ISTOÉ – Como o sr. encarou o movimento “Procure Saber”?
Paulo Cesar de Araújo – O Brasil ficou surpreso e estupefato. Veja o caso do Caetano. Um libertário, um homem de vanguarda, uma das maiores inteligências da cultura brasileira. O cara que escreveu “Proibido Proibir” e que havia se manifestado contra a proibição do meu livro por RC. Como ele foi aderir a uma causa tão obscurantista e retrógrada como essa? Isso foi um choque. Ninguém sabia que dentro desses artistas, como Caetano, Chico e Gil, poderia haver um pensamento como esse, num momento de avanço da sociedade brasileira. Nos anos 70, quando a sociedade era mais conservadora, esses artistas se revelaram de vanguarda, contra a censura. E em pleno 2013 fazem isso? Roberto Carlos não surpreendeu porque já vinha fazendo isso.
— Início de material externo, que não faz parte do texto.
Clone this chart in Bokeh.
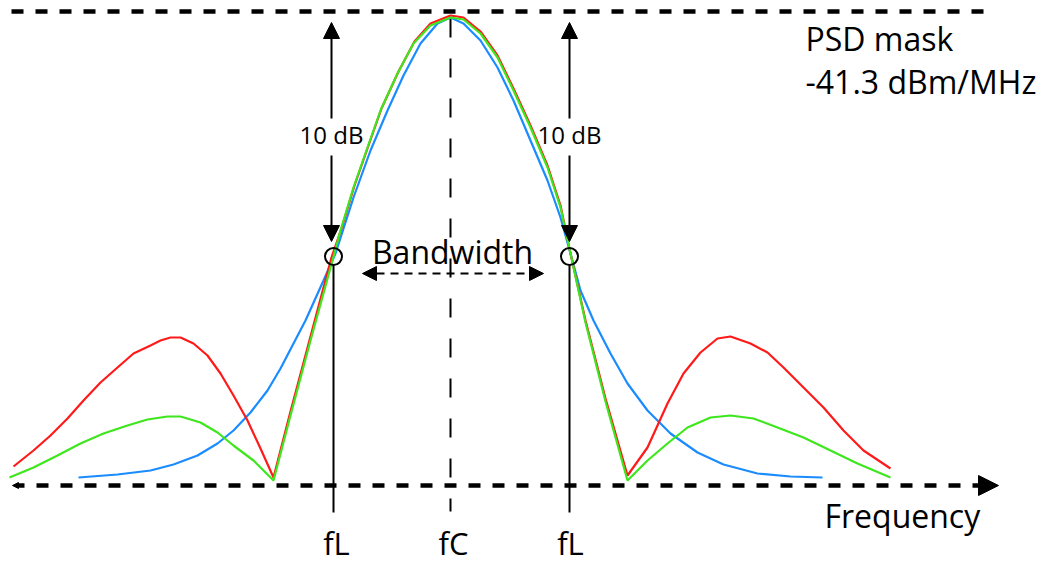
from bokeh.plotting import figure
from bokeh.models import Range1d, Arrow, NormalHead
from bokeh.core.properties import value
from bokeh.embed import file_html
from bokeh.resources import INLINE

W, H = 1040, 562

red_x = [13, 33, 50, 67, 83, 100, 117, 133, 150, 160, 170, 180, 193, 207, 220, 233, 247, 260, 273,
         290, 310, 331, 341, 354, 368, 381, 398, 414, 430, 450, 463, 480, 497, 513, 530, 547, 560, 570,
         585, 605, 627, 647, 667, 683, 700, 717, 730, 750, 767, 783, 803, 823, 843, 863, 890]
red_y = [466, 450, 435, 418, 400, 382, 367, 353, 345, 340, 337, 337, 343, 355, 373, 395, 420, 448, 477,
         411, 336, 257, 228, 185, 145, 108, 71, 41, 23, 15, 17, 31, 55, 88, 125, 165, 205, 253,
         320, 398, 475, 447, 403, 373, 352, 338, 336, 343, 352, 367, 387, 407, 430, 450, 468]

green_x = [9, 33, 57, 80, 103, 127, 147, 167, 180, 200, 217, 233, 253, 273,
           290, 310, 332, 340, 353, 367, 380, 397, 413, 430, 450, 463, 480, 497, 513, 530, 547, 560, 570,
           585, 605, 627, 647, 667, 687, 710, 730, 753, 777, 803, 830, 857, 890]
green_y = [477, 467, 455, 443, 433, 425, 419, 416, 416, 422, 432, 445, 460, 480,
           415, 340, 260, 230, 187, 147, 110, 73, 43, 25, 17, 19, 33, 57, 90, 127, 167, 207, 253,
           322, 401, 480, 460, 443, 427, 417, 415, 418, 427, 437, 450, 463, 477]

blue_x = [78, 117, 150, 173, 197, 217, 233, 250, 267, 280, 293, 305, 323, 335, 353, 370, 387, 403,
          420, 437, 450, 463, 480, 497, 513, 530, 547, 560, 570, 580, 593, 610, 627, 647, 670, 697,
          723, 757, 790, 822]
blue_y = [477, 474, 470, 464, 455, 443, 430, 412, 390, 368, 343, 320, 280, 253, 197, 150, 110, 75,
          43, 23, 17, 23, 40, 67, 100, 140, 180, 217, 253, 290, 320, 353, 383, 410, 433, 452,
          464, 473, 476, 477]

# reference lines / markers (same units)
mask_level = 11
axis_level = 485
fc = 450
fl = [333, 569]
fl_level = 256
bw_level = 273

tick_labels = ["fL", "fC", "fL"]
tick_label_x = [336, 453, 570]


def up(v):
    return H - v


def ups(vs):
    return [H - v for v in vs]


FONT = value("Open Sans")
BIG = dict(text_font=FONT, text_font_size="32px", text_baseline="alphabetic",
           text_color="black", y_offset=-12)
SMALL = dict(text_font=FONT, text_font_size="24px", text_baseline="alphabetic",
             text_color="black", y_offset=-9)

p = figure(width=W, height=H, x_range=Range1d(0, W), y_range=Range1d(0, H),
           x_axis_type=None, y_axis_type=None, output_backend="svg",
           toolbar_location=None, min_border=0)
p.grid.visible = False
p.outline_line_color = None
p.background_fill_color = "white"


def head(size):
    return NormalHead(size=size, fill_color="black", line_color="black", line_width=1)


# PSD mask line
p.segment(x0=[11], y0=[up(mask_level)], x1=[985], y1=[up(mask_level)],
          line_color="black", line_width=4.5, line_dash="12 12")

# frequency axis (dashed with arrow)
p.add_layout(Arrow(end=head(20), start=head(6),
                   x_start=12, y_start=up(axis_level), x_end=998, y_end=up(axis_level),
                   line_color="black", line_width=4.5, line_dash="12 12"))

# centre frequency line
p.segment(x0=[fc], y0=[up(18)], x1=[fc], y1=[up(511)], line_color="black",
          line_width=2, line_dash="19 21")

# lower / upper frequency lines
p.segment(x0=fl, y0=[up(fl_level + 8)] * 2, x1=fl, y1=[up(512)] * 2,
          line_color="black", line_width=2)

# spectra
p.line(blue_x, ups(blue_y), line_color="#1a8cff", line_width=2.2)
p.line(red_x, ups(red_y), line_color="#ff1a1a", line_width=2.2)
p.line(green_x, ups(green_y), line_color="#3ee61e", line_width=2.2)

# -10 dB points
p.circle(x=fl, y=[up(fl_level)] * 2, radius=8.5, fill_color=None,
         line_color="black", line_width=2)

# 10 dB arrows
for ax in [331, 569]:
    p.add_layout(Arrow(end=head(16), x_start=ax, y_start=up(118), x_end=ax, y_end=up(22),
                       line_color="black", line_width=2))
    p.add_layout(Arrow(end=head(16), x_start=ax, y_start=up(155), x_end=ax, y_end=up(241),
                       line_color="black", line_width=2))
p.text(x=[331, 569], y=[up(143)] * 2, text=["10 dB", "10 dB"], text_align="center", **SMALL)

# bandwidth arrow
p.add_layout(Arrow(start=head(14), end=head(14),
                   x_start=362, y_start=up(bw_level), x_end=543, y_end=up(bw_level),
                   line_color="black", line_width=2, line_dash="8 6"))
p.text(x=[452], y=[up(263)], text=["Bandwidth"], text_align="center", **BIG)

# labels
p.text(x=[805, 805], y=[up(50), up(93)], text=["PSD mask", "-41.3 dBm/MHz"],
       text_align="left", **BIG)
p.text(x=[824], y=[up(527)], text=["Frequency"], text_align="left", **BIG)
p.text(x=tick_label_x, y=[up(553)] * 3, text=tick_labels, text_align="center",
       text_font=FONT, text_font_size="31px", text_baseline="alphabetic",
       text_color="black", y_offset=-11)

open("out.html", "w").write(file_html(p, INLINE))
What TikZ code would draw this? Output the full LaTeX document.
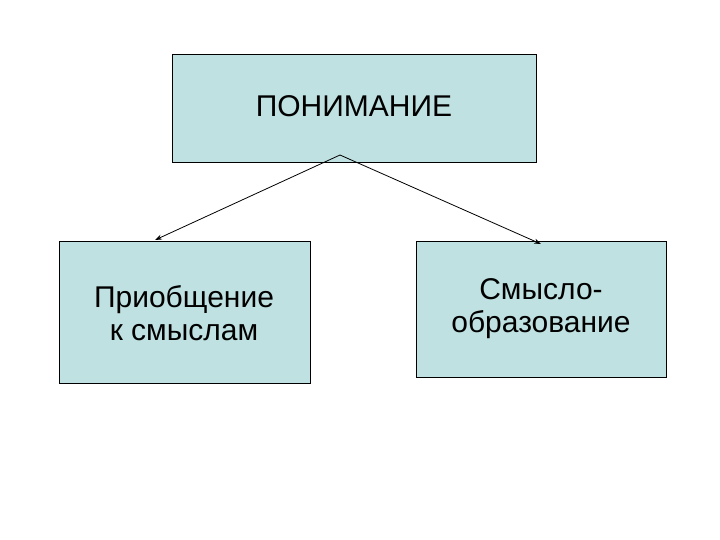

Já havia censurado outros livros e até processado jornalistas, como o Ruy Castro. E Chico? Chico chegou àquele ponto de me acusar de não ter feito entrevista com ele. A sociedade foi ouvir os argumentos desses artistas e encontrou um discurso vago, contraditório, sem pé nem cabeça, que só poderia dar no que deu: a implosão do “Procure Saber”. O grupo abandonou a causa das biografias não autorizadas quando viu que não teve o respaldo que eles esperavam.
ISTOÉ – O sr. acredita que a polêmica em torno do grupo “Procure Saber” contribuiu para a queda da obrigatoriedade de autorização prévia para biografias?
Paulo Cesar de Araújo – Sem dúvida. A lambança que foi a manifestação do “Procure Saber” trouxe benefícios para nós, biógrafos. Artista erra por se sentir o todo poderoso, por achar que todo mundo vai aplaudir tudo o que eles fizerem. Acho curioso eles não pensarem que o veto às biografias não autorizadas poderia se tornar um capítulo na própria história deles. Biografias futuras vão citar que a elite da MPB, em determinado momento, teve essa postura obscurantista.